Write each record again exactly as it stands.

☆ ☆ ☆ ☆

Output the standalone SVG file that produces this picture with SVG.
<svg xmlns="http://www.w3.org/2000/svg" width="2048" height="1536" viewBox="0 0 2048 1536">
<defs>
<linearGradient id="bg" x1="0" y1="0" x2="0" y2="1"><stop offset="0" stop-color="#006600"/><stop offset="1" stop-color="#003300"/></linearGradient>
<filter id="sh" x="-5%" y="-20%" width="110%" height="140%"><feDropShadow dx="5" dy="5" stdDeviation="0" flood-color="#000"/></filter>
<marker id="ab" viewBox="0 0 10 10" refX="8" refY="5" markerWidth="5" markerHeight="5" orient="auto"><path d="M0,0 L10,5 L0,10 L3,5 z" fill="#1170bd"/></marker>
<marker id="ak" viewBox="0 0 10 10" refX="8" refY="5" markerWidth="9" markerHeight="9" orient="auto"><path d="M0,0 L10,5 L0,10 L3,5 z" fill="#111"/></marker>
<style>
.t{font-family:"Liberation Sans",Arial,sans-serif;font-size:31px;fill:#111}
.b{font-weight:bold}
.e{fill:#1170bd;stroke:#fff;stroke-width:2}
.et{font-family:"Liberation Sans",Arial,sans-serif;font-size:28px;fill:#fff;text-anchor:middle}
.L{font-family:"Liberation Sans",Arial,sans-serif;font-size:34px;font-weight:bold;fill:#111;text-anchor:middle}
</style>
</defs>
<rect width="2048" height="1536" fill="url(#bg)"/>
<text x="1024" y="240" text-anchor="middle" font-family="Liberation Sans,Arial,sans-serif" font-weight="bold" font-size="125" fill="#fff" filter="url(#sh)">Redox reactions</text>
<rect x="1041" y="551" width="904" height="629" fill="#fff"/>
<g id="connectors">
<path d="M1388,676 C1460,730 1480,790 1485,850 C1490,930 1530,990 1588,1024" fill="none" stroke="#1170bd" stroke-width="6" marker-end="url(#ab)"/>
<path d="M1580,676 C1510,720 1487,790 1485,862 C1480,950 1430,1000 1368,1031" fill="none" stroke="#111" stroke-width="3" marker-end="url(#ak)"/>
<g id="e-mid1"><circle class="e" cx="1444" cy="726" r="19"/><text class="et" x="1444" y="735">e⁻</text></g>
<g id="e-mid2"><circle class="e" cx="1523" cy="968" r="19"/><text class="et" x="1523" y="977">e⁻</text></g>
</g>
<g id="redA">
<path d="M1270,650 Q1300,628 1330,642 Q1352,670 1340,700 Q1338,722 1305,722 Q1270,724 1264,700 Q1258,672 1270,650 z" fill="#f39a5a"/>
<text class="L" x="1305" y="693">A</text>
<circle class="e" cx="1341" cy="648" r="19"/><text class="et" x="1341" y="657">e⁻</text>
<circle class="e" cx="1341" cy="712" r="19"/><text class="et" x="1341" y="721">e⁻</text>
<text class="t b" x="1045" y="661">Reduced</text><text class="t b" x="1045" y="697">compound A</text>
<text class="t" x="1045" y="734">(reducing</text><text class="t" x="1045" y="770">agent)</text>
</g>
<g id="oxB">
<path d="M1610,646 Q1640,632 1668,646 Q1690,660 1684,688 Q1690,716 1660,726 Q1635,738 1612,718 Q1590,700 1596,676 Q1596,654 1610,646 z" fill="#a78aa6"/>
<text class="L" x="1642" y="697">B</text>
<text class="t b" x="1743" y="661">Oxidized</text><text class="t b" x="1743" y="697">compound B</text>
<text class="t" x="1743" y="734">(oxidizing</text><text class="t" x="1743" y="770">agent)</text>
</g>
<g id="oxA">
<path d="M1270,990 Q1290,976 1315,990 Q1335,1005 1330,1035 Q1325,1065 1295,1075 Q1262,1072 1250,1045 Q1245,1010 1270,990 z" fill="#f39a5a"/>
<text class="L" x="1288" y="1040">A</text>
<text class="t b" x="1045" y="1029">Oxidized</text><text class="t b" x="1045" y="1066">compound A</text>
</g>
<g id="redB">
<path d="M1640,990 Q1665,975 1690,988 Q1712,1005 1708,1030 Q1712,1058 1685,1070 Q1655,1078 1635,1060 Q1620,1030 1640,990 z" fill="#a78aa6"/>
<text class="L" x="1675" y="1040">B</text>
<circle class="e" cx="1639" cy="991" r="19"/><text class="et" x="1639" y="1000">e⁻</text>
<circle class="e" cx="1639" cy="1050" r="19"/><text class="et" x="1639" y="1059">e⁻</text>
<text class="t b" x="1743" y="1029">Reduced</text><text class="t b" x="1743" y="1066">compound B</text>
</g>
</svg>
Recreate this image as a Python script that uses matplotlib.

☆ ☆ ☆ ☆

### [FULL RESPONSE]
Output the standalone SVG file that produces this picture with SVG.
<svg xmlns="http://www.w3.org/2000/svg" width="2048" height="1536" viewBox="0 0 2048 1536">
<defs>
<linearGradient id="bg" x1="0" y1="0" x2="0" y2="1"><stop offset="0" stop-color="#006600"/><stop offset="1" stop-color="#003300"/></linearGradient>
<filter id="sh" x="-5%" y="-20%" width="110%" height="140%"><feDropShadow dx="5" dy="5" stdDeviation="0" flood-color="#000"/></filter>
<marker id="ab" viewBox="0 0 10 10" refX="8" refY="5" markerWidth="5" markerHeight="5" orient="auto"><path d="M0,0 L10,5 L0,10 L3,5 z" fill="#1170bd"/></marker>
<marker id="ak" viewBox="0 0 10 10" refX="8" refY="5" markerWidth="9" markerHeight="9" orient="auto"><path d="M0,0 L10,5 L0,10 L3,5 z" fill="#111"/></marker>
<style>
.t{font-family:"Liberation Sans",Arial,sans-serif;font-size:31px;fill:#111}
.b{font-weight:bold}
.e{fill:#1170bd;stroke:#fff;stroke-width:2}
.et{font-family:"Liberation Sans",Arial,sans-serif;font-size:28px;fill:#fff;text-anchor:middle}
.L{font-family:"Liberation Sans",Arial,sans-serif;font-size:34px;font-weight:bold;fill:#111;text-anchor:middle}
</style>
</defs>
<rect width="2048" height="1536" fill="url(#bg)"/>
<text x="1024" y="240" text-anchor="middle" font-family="Liberation Sans,Arial,sans-serif" font-weight="bold" font-size="125" fill="#fff" filter="url(#sh)">Redox reactions</text>
<rect x="1041" y="551" width="904" height="629" fill="#fff"/>
<g id="connectors">
<path d="M1388,676 C1460,730 1480,790 1485,850 C1490,930 1530,990 1588,1024" fill="none" stroke="#1170bd" stroke-width="6" marker-end="url(#ab)"/>
<path d="M1580,676 C1510,720 1487,790 1485,862 C1480,950 1430,1000 1368,1031" fill="none" stroke="#111" stroke-width="3" marker-end="url(#ak)"/>
<g id="e-mid1"><circle class="e" cx="1444" cy="726" r="19"/><text class="et" x="1444" y="735">e⁻</text></g>
<g id="e-mid2"><circle class="e" cx="1523" cy="968" r="19"/><text class="et" x="1523" y="977">e⁻</text></g>
</g>
<g id="redA">
<path d="M1270,650 Q1300,628 1330,642 Q1352,670 1340,700 Q1338,722 1305,722 Q1270,724 1264,700 Q1258,672 1270,650 z" fill="#f39a5a"/>
<text class="L" x="1305" y="693">A</text>
<circle class="e" cx="1341" cy="648" r="19"/><text class="et" x="1341" y="657">e⁻</text>
<circle class="e" cx="1341" cy="712" r="19"/><text class="et" x="1341" y="721">e⁻</text>
<text class="t b" x="1045" y="661">Reduced</text><text class="t b" x="1045" y="697">compound A</text>
<text class="t" x="1045" y="734">(reducing</text><text class="t" x="1045" y="770">agent)</text>
</g>
<g id="oxB">
<path d="M1610,646 Q1640,632 1668,646 Q1690,660 1684,688 Q1690,716 1660,726 Q1635,738 1612,718 Q1590,700 1596,676 Q1596,654 1610,646 z" fill="#a78aa6"/>
<text class="L" x="1642" y="697">B</text>
<text class="t b" x="1743" y="661">Oxidized</text><text class="t b" x="1743" y="697">compound B</text>
<text class="t" x="1743" y="734">(oxidizing</text><text class="t" x="1743" y="770">agent)</text>
</g>
<g id="oxA">
<path d="M1270,990 Q1290,976 1315,990 Q1335,1005 1330,1035 Q1325,1065 1295,1075 Q1262,1072 1250,1045 Q1245,1010 1270,990 z" fill="#f39a5a"/>
<text class="L" x="1288" y="1040">A</text>
<text class="t b" x="1045" y="1029">Oxidized</text><text class="t b" x="1045" y="1066">compound A</text>
</g>
<g id="redB">
<path d="M1640,990 Q1665,975 1690,988 Q1712,1005 1708,1030 Q1712,1058 1685,1070 Q1655,1078 1635,1060 Q1620,1030 1640,990 z" fill="#a78aa6"/>
<text class="L" x="1675" y="1040">B</text>
<circle class="e" cx="1639" cy="991" r="19"/><text class="et" x="1639" y="1000">e⁻</text>
<circle class="e" cx="1639" cy="1050" r="19"/><text class="et" x="1639" y="1059">e⁻</text>
<text class="t b" x="1743" y="1029">Reduced</text><text class="t b" x="1743" y="1066">compound B</text>
</g>
</svg>
Recreate this image as a Python script that uses matplotlib.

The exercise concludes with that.